The alternative of a tailor-made package would require training, possibly additional vendors, and integration with the base package.
To avoid delays, cost overruns, and the like, a combination of hand calculations and validation testing may be the best approach.
It also possible to say this “incremental” approach, i.e. hand calculations, followed by testing, gets us closer to the physics and working of the system, which could be invaluable in finding faults.
This approach may not be suitable in all cases, and one’s particular process has to see rigorous study before deciding on a simulation or control strategy.
This is another example of how reviewing system controllability adds value to process design.
ABOUT THE AUTHOR
Ken Dias (firstname.lastname@example.org) is senior design engineer at Ontario Power Generation. The company has three nuclear, five fossil, and 64 hydroelectric generating stations in Canada.
Chiller is a machine that removes heat from a liquid via a vapor-compression or absorption refrigeration cycle. Most often water is chilled, but this water may also contain 20% glycol and corrosion inhibitors; other fluids like thin oils work as well.
Cooling towers are tower-like devices in which atmospheric air circulates and cools warm water, generally by direct contact—evaporation.
Cascade loop: Cascade control uses the output of the primary controller as the set point of the secondary controller as if it were the final control element.

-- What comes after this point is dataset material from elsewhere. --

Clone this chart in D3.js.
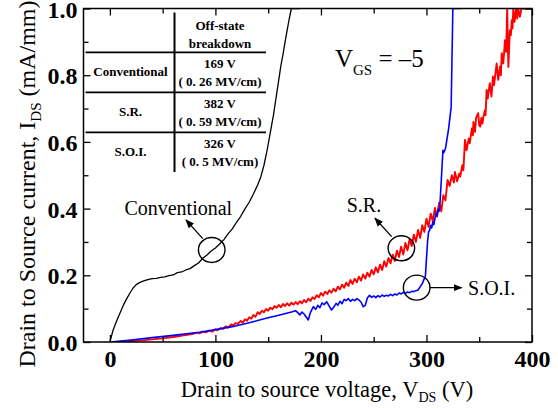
<!DOCTYPE html>
<html>
<head>
<meta charset="utf-8">
<script src="https://cdn.jsdelivr.net/npm/d3@7"></script>
<style>
  html, body { margin: 0; padding: 0; background: #fff; }
  svg { display: block; }
  text { font-family: "Liberation Serif", "Times New Roman", serif; }
</style>
</head>
<body>
<svg id="chart" width="558" height="408"></svg>
<script>
/* I-V off-state breakdown chart, VGS = -5 */

// ---- data (V_DS in volts, I_DS in mA/mm) ----
const conventional = [
  [0, 0], [1, 0.012], [3, 0.035], [6, 0.06], [10, 0.09], [13, 0.112], [16, 0.13], [19, 0.147],
  [22, 0.162], [25, 0.172], [28, 0.178], [32, 0.183], [36, 0.187], [40, 0.19], [44, 0.191],
  [48, 0.194], [52, 0.195], [56, 0.199], [60, 0.201], [64, 0.208], [68, 0.21], [72, 0.216],
  [76, 0.22], [80, 0.229], [84, 0.237], [88, 0.251], [92, 0.261], [96, 0.273], [100, 0.282],
  [104, 0.294], [108, 0.307], [112, 0.324], [116, 0.339], [120, 0.359], [124, 0.377],
  [128, 0.399], [132, 0.419], [136, 0.444], [140, 0.471], [143, 0.495], [146, 0.53],
  [149, 0.575], [152, 0.628], [155, 0.68], [157, 0.722], [160, 0.785], [162, 0.828],
  [164, 0.862], [166, 0.9], [168, 0.935], [170, 0.97], [172, 1.0], [180, 1.0]
];

const soi = [
  [0, 0], [20, 0.006], [40, 0.013], [60, 0.02], [85, 0.029], [100, 0.037], [116, 0.046],
  [130, 0.056], [148, 0.071], [160, 0.08], [173, 0.091], [176, 0.094], [178, 0.088],
  [180, 0.081], [182, 0.09], [184, 0.084], [186, 0.075], [188, 0.066], [190, 0.088],
  [192.8, 0.106], [195, 0.098], [197, 0.11], [199, 0.103], [201, 0.117], [203, 0.112],
  [205.4, 0.121], [207, 0.112], [210, 0.096], [212, 0.104], [214.4, 0.116], [216, 0.11],
  [218, 0.122], [220, 0.115], [222, 0.128], [223.8, 0.124], [226, 0.13], [228, 0.122],
  [230, 0.128], [232, 0.124], [234, 0.13], [236, 0.126], [238, 0.12], [240, 0.106],
  [242, 0.11], [244, 0.132], [246, 0.14], [248, 0.134], [250, 0.138], [252, 0.133],
  [254, 0.139], [256, 0.135], [258, 0.141], [260, 0.137], [262, 0.14], [264, 0.138],
  [266, 0.143], [268, 0.139], [270, 0.144], [272, 0.141], [274, 0.147], [276, 0.144],
  [278, 0.149], [280, 0.146], [282, 0.15], [284, 0.148], [286, 0.152], [288, 0.151],
  [290, 0.154], [292, 0.156], [296, 0.175], [299, 0.198], [300, 0.25], [301, 0.3],
  [302, 0.33], [303, 0.335], [304, 0.35], [305, 0.342], [306, 0.36], [307, 0.352],
  [308, 0.37], [309, 0.385], [310, 0.378], [311, 0.398], [312, 0.392], [313, 0.425],
  [315.6, 0.575], [316.5, 0.568], [318, 0.58], [321, 0.64], [323.4, 0.705], [325, 1.0],
  [333, 1.0]
];

const sr = [
  [0, 0], [10, 0.001], [20, 0.003], [30, 0.005], [40, 0.008], [50, 0.011], [60, 0.015],
  [70, 0.02], [78, 0.024], [82, 0.028], [85, 0.026], [88, 0.031], [91, 0.029], [94, 0.034],
  [97, 0.031], [100, 0.038], [102, 0.035], [105, 0.042], [107, 0.039], [110, 0.047],
  [112, 0.043], [115, 0.053], [117, 0.049], [119, 0.057], [121, 0.054], [124, 0.063],
  [126, 0.058], [128, 0.068], [130, 0.064], [132, 0.074], [134, 0.07], [136, 0.081],
  [138, 0.076], [140, 0.089], [142, 0.084], [144, 0.094], [146, 0.089], [148, 0.099],
  [150, 0.094], [152, 0.103], [154, 0.098], [156, 0.108], [158, 0.103], [160, 0.111],
  [162, 0.104], [164, 0.114], [166, 0.108], [168, 0.116], [170, 0.109], [172, 0.118],
  [174, 0.112], [176, 0.12], [178, 0.113], [180, 0.122], [182, 0.116], [184, 0.126],
  [186, 0.119], [188, 0.13], [190, 0.123], [192, 0.134], [194, 0.129], [196, 0.14],
  [198, 0.134], [200, 0.147], [202, 0.139], [204, 0.151], [206, 0.144], [208, 0.155],
  [210, 0.148], [212, 0.16], [214, 0.152], [216, 0.166], [218, 0.158], [220, 0.172],
  [222, 0.163], [224, 0.178], [226, 0.168], [228, 0.186], [230, 0.174], [232, 0.19],
  [234, 0.179], [236, 0.196], [238, 0.184], [240, 0.203], [242, 0.19], [244, 0.208],
  [246, 0.196], [248, 0.216], [250, 0.203], [252, 0.224], [254, 0.209], [256, 0.232],
  [258, 0.216], [260, 0.242], [262, 0.226], [264, 0.252], [266, 0.236], [268, 0.262],
  [270, 0.243], [272, 0.274], [274, 0.255], [276, 0.286], [278, 0.262], [280, 0.297],
  [282, 0.275], [284, 0.308], [286, 0.288], [288, 0.322], [290, 0.3], [292, 0.336],
  [294, 0.312], [296, 0.35], [298, 0.33], [300, 0.37], [302, 0.345], [304, 0.385],
  [306, 0.362], [308, 0.402], [310, 0.376], [312, 0.418], [314, 0.392], [316, 0.44],
  [318, 0.425], [320, 0.486], [322, 0.468], [324, 0.5], [326, 0.478], [327, 0.51],
  [329, 0.482], [331, 0.505], [332, 0.496], [334, 0.53], [335, 0.515], [336.5, 0.606],
  [338, 0.575], [340, 0.61], [341, 0.596], [343, 0.64], [344, 0.62], [344.5, 0.66],
  [346, 0.63], [347, 0.672], [349, 0.686], [350, 0.65], [351, 0.646], [352, 0.672],
  [353, 0.655], [354, 0.676], [355.5, 0.696], [356, 0.68], [357, 0.756], [358, 0.73],
  [360, 0.776], [361.6, 0.736], [363, 0.796], [364, 0.77], [366.5, 0.835], [368, 0.786],
  [369.7, 0.826], [370.5, 0.8], [371.3, 0.866], [372.8, 0.835], [374.4, 0.905],
  [375.5, 0.87], [376.5, 1.0], [377.6, 0.825], [379, 0.935], [380, 0.92], [380.8, 0.965],
  [381.5, 0.94], [382.3, 1.0], [383.5, 0.96], [385, 1.0], [386, 0.97], [387, 1.0],
  [388.5, 0.975], [390, 1.0], [400, 1.0]
];

const xMajor = [0, 100, 200, 300, 400];
const xMinor = [50, 150, 250, 350];
const yMajor = [0, 0.2, 0.4, 0.6, 0.8, 1.0];
const yMinor = [0.1, 0.3, 0.5, 0.7, 0.9];

const tableRows = ['Conventional', 'S.R.', 'S.O.I.'];
const tableHead = ['Off-state', 'breakdown'];
const tableVolts = ['169 V', '382 V', '326 V'];
const tableField = ['( 0. 26 MV/cm)', '( 0. 59 MV/cm)', '( 0. 5 MV/cm)'];

// ---- layout ----
const svg = d3.select('#chart');
const L = 83.5, R = 532, T = 8.5, B = 342;

const x = d3.scaleLinear().domain([-25, 400]).range([L, R]);
const y = d3.scaleLinear().domain([0, 1]).range([B, T]);

svg.append('clipPath').attr('id', 'plotClip')
  .append('rect').attr('x', L).attr('y', T).attr('width', R - L).attr('height', B - T);

// ---- curves ----
const line = d3.line().x(d => x(d[0])).y(d => y(d[1]));
const curves = svg.append('g').attr('clip-path', 'url(#plotClip)').attr('fill', 'none')
  .attr('stroke-linejoin', 'round');

curves.append('path').datum(conventional).attr('d', line)
  .attr('stroke', '#000').attr('stroke-width', 1.3);
curves.append('path').datum(sr).attr('d', line)
  .attr('stroke', '#ff0000').attr('stroke-width', 1.9);
curves.append('path').datum(soi).attr('d', line)
  .attr('stroke', '#0000ff').attr('stroke-width', 1.6);

// ---- axes (ticks point inward) ----
function styleAxis(g) {
  g.select('.domain').remove();
  g.selectAll('line').attr('stroke', '#000').attr('stroke-width', 1.3);
  g.selectAll('text').attr('font-family', '"Liberation Serif", serif')
    .attr('font-weight', 'bold').attr('font-size', 24).attr('fill', '#000');
}

svg.append('g').attr('transform', `translate(0,${B})`)
  .call(d3.axisBottom(x).tickValues(xMajor).tickSize(-7).tickPadding(8).tickFormat(d3.format('d')))
  .call(styleAxis);
svg.append('g').attr('transform', `translate(0,${B})`)
  .call(d3.axisBottom(x).tickValues(xMinor).tickSize(-5).tickFormat(''))
  .call(styleAxis);
svg.append('g').attr('transform', `translate(0,${T})`)
  .call(d3.axisTop(x).tickValues(xMajor).tickSize(-7).tickFormat(''))
  .call(styleAxis);
svg.append('g').attr('transform', `translate(0,${T})`)
  .call(d3.axisTop(x).tickValues(xMinor).tickSize(-5).tickFormat(''))
  .call(styleAxis);

svg.append('g').attr('transform', `translate(${L},0)`)
  .call(d3.axisLeft(y).tickValues(yMajor).tickSize(-7).tickPadding(6).tickFormat(d3.format('.1f')))
  .call(styleAxis)
  .selectAll('text').attr('dy', '0.36em');
svg.append('g').attr('transform', `translate(${L},0)`)
  .call(d3.axisLeft(y).tickValues(yMinor).tickSize(-5).tickFormat(''))
  .call(styleAxis);
svg.append('g').attr('transform', `translate(${R},0)`)
  .call(d3.axisRight(y).tickValues(yMajor).tickSize(-7).tickFormat(''))
  .call(styleAxis);
svg.append('g').attr('transform', `translate(${R},0)`)
  .call(d3.axisRight(y).tickValues(yMinor).tickSize(-5).tickFormat(''))
  .call(styleAxis);

svg.append('rect').attr('x', L).attr('y', T).attr('width', R - L).attr('height', B - T)
  .attr('fill', 'none').attr('stroke', '#000').attr('stroke-width', 1.5);

// ---- axis titles ----
const xt = svg.append('text').attr('x', 327).attr('y', 397)
  .attr('text-anchor', 'middle').attr('font-size', 22.5);
xt.append('tspan').text('Drain to source voltage, V');
xt.append('tspan').attr('font-size', 14).attr('dy', 5).text('DS');
xt.append('tspan').attr('dy', -5).text(' (V)');

const yt = svg.append('text').attr('transform', 'translate(35,184) rotate(-90)')
  .attr('text-anchor', 'middle').attr('font-size', 24);
yt.append('tspan').text('Drain to Source current, I');
yt.append('tspan').attr('font-size', 15).attr('dy', 6).text('DS');
yt.append('tspan').attr('dy', -6).text(' (mA/mm)');

// ---- breakdown table ----
const tb = svg.append('g').attr('font-weight', 'bold').attr('font-size', 13)
  .attr('text-anchor', 'middle');
const rowLines = [52.3, 92.3, 132.3];
rowLines.forEach(ry => tb.append('line').attr('x1', L + 2).attr('x2', 266)
  .attr('y1', ry).attr('y2', ry).attr('stroke', '#000').attr('stroke-width', 1.8));
tb.append('line').attr('x1', 174.5).attr('x2', 174.5).attr('y1', 12.5).attr('y2', 172)
  .attr('stroke', '#000').attr('stroke-width', 2);
tableHead.forEach((t, i) => tb.append('text').attr('x', 220).attr('y', 29.5 + i * 18.5).text(t));
tableRows.forEach((t, i) => {
  const top = rowLines[i];
  tb.append('text').attr('x', 130.5).attr('y', top + 24).text(t);
  tb.append('text').attr('x', 220).attr('y', top + 15.5).text(tableVolts[i]);
  tb.append('text').attr('x', 220).attr('y', top + 34).text(tableField[i]);
});

// ---- annotations ----
const vgs = svg.append('text').attr('x', x(213.3)).attr('y', y(0.825)).attr('font-size', 25);
vgs.append('tspan').text('V');
vgs.append('tspan').attr('font-size', 15).attr('dy', 8).text('GS');
vgs.append('tspan').attr('dy', -8).text(' = \u20135');

svg.append('defs').append('marker').attr('id', 'arrow')
  .attr('viewBox', '0 0 10 10').attr('refX', 9).attr('refY', 5)
  .attr('markerWidth', 9).attr('markerHeight', 9).attr('markerUnits', 'userSpaceOnUse')
  .attr('orient', 'auto')
  .append('path').attr('d', 'M0,1 L10,5 L0,9 Z').attr('fill', '#000');

const notes = [
  { label: 'Conventional', cx: 96.5, cy: 0.276, ax: 88, ay: 0.31, tx: 72.1, ty: 0.366, lx: 64.8, ly: 0.381, anchor: 'middle' },
  { label: 'S.R.', cx: 276.2, cy: 0.281, ax: 267, ay: 0.316, tx: 251.2, ty: 0.371, lx: 240.8, ly: 0.39, anchor: 'middle' },
  { label: 'S.O.I.', cx: 290.7, cy: 0.163, ax: 303.3, ay: 0.163, tx: 333.3, ty: 0.163, lx: 339.4, ly: 0.141, anchor: 'start' }
];
const an = svg.append('g');
notes.forEach(n => {
  an.append('ellipse').attr('cx', x(n.cx)).attr('cy', y(n.cy)).attr('rx', 13.3).attr('ry', 12.5)
    .attr('fill', 'none').attr('stroke', '#000').attr('stroke-width', 1.4);
  an.append('line').attr('x1', x(n.ax)).attr('y1', y(n.ay)).attr('x2', x(n.tx)).attr('y2', y(n.ty))
    .attr('stroke', '#000').attr('stroke-width', 1.3).attr('marker-end', 'url(#arrow)');
  an.append('text').attr('x', x(n.lx)).attr('y', y(n.ly)).attr('text-anchor', n.anchor)
    .attr('font-size', 20).text(n.label);
});
</script>
</body>
</html>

PI control: The PID controller calculation (algorithm) involves three separate parameters—the Proportional, the Integral, and Derivative values. The Proportional value determines the reaction to the current error; the Integral determines the reaction based on the sum of recent errors; and the Derivative determines the reaction to the rate at which the error has been changing. A PID controller will be called a PI, PD, P, or I controller in the absence of the respective control actions. PI controllers are particularly common, since derivative action is very sensitive to measurement noise.